Record list.
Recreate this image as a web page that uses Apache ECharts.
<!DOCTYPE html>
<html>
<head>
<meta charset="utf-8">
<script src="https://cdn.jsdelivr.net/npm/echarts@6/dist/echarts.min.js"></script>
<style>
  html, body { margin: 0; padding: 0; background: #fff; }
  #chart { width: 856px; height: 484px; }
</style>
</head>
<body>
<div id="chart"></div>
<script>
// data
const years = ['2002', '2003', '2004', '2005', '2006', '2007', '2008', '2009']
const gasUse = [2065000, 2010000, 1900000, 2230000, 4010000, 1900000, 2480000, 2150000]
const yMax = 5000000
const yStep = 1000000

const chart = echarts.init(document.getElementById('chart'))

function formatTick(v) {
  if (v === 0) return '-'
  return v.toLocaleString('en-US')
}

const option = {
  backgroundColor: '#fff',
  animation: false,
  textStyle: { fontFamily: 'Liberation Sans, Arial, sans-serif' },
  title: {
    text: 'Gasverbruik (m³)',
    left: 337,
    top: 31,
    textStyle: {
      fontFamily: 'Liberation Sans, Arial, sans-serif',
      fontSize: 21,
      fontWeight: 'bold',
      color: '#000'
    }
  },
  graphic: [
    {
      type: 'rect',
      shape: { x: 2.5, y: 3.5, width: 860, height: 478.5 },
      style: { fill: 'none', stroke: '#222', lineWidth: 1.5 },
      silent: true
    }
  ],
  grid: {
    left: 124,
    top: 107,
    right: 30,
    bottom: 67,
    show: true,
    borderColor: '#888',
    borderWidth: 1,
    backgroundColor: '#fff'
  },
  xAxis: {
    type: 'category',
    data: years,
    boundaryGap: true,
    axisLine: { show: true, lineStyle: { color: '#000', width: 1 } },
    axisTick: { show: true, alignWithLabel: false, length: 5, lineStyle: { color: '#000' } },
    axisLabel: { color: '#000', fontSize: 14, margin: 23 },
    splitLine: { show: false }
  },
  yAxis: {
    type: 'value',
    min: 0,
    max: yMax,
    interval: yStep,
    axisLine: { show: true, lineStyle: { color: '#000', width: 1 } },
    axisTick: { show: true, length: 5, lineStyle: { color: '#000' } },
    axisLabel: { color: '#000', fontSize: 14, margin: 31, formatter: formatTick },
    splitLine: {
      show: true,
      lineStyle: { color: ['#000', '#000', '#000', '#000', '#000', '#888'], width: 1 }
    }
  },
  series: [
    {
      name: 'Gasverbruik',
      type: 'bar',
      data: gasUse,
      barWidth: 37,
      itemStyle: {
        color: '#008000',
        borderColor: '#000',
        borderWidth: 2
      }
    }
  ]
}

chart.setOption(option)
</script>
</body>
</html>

--

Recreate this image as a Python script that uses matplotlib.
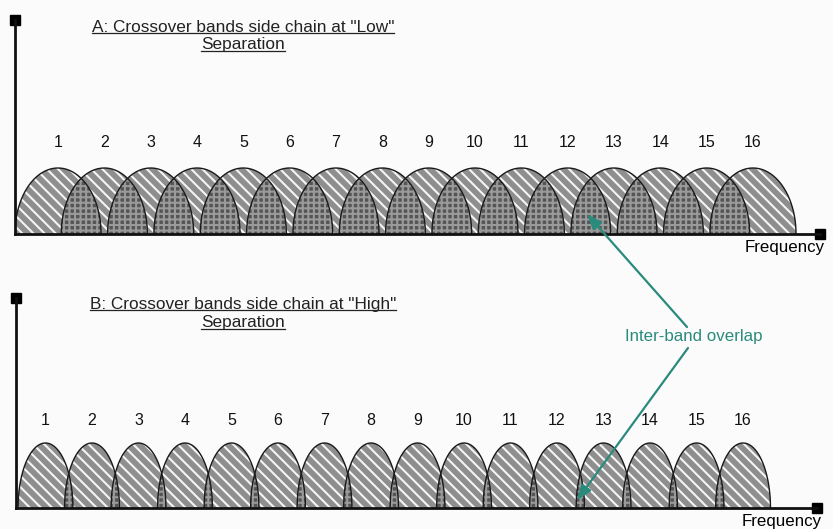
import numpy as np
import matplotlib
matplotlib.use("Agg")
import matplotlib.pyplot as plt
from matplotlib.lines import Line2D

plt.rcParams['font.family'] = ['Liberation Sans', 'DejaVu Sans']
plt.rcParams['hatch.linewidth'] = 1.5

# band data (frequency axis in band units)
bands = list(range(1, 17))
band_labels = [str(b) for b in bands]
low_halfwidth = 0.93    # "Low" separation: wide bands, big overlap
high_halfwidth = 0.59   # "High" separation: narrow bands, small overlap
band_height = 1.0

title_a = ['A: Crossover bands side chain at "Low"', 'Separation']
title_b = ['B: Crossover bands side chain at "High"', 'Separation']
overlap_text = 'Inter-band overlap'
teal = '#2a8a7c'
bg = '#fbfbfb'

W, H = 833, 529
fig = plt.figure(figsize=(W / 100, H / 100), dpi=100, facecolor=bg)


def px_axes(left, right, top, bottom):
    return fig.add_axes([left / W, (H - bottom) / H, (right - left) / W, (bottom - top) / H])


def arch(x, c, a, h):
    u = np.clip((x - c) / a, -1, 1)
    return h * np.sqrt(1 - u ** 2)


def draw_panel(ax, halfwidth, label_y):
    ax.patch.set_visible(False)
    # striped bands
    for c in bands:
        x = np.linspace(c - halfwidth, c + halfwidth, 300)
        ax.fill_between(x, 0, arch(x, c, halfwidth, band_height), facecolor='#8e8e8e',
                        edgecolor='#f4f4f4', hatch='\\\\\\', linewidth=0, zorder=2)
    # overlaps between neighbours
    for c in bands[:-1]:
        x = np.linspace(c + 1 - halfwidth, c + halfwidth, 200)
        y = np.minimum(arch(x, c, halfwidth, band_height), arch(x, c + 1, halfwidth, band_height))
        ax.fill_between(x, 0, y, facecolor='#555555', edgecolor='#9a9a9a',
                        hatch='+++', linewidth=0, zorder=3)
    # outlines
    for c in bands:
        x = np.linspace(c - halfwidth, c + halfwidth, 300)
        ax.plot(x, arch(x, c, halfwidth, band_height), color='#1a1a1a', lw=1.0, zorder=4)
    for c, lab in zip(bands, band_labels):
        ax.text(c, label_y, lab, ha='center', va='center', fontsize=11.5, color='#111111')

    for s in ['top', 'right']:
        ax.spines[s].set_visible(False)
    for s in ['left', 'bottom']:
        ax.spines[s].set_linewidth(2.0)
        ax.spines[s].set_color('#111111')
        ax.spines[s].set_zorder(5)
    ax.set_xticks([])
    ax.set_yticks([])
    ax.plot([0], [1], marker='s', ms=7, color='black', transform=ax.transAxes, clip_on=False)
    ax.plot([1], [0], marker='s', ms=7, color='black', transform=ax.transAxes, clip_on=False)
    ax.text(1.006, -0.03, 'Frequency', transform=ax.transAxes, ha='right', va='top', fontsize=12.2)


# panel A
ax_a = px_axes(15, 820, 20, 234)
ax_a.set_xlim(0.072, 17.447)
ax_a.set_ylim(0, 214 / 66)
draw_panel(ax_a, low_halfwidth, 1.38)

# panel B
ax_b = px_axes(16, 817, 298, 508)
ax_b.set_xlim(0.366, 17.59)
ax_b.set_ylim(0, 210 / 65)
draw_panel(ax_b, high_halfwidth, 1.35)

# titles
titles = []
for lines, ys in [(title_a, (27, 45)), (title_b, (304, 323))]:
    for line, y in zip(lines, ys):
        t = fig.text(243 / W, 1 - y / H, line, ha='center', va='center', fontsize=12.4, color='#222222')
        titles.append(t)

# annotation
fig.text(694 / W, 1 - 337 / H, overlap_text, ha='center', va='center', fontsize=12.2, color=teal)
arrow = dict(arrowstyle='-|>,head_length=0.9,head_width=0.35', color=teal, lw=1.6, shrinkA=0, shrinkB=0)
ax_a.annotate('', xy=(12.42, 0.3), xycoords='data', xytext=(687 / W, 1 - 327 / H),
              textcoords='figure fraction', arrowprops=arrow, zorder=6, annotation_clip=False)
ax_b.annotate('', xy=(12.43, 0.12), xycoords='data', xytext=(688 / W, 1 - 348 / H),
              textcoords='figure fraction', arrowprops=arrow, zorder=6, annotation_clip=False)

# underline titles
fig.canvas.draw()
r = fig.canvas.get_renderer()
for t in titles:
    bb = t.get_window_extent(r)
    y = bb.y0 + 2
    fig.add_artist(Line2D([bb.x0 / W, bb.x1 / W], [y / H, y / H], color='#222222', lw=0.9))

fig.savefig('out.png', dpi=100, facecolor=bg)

What you have to do.
Start with the line that includes "Recreate this image as a Python" and finish with the line that includes "from matplotlib.lines import Line2D": reproduce those lines exactly, nothing before or after, and omit any pictures.

Output for this task.
Recreate this image as a Python script that uses matplotlib.
import numpy as np
import matplotlib
matplotlib.use("Agg")
import matplotlib.pyplot as plt
from matplotlib.lines import Line2D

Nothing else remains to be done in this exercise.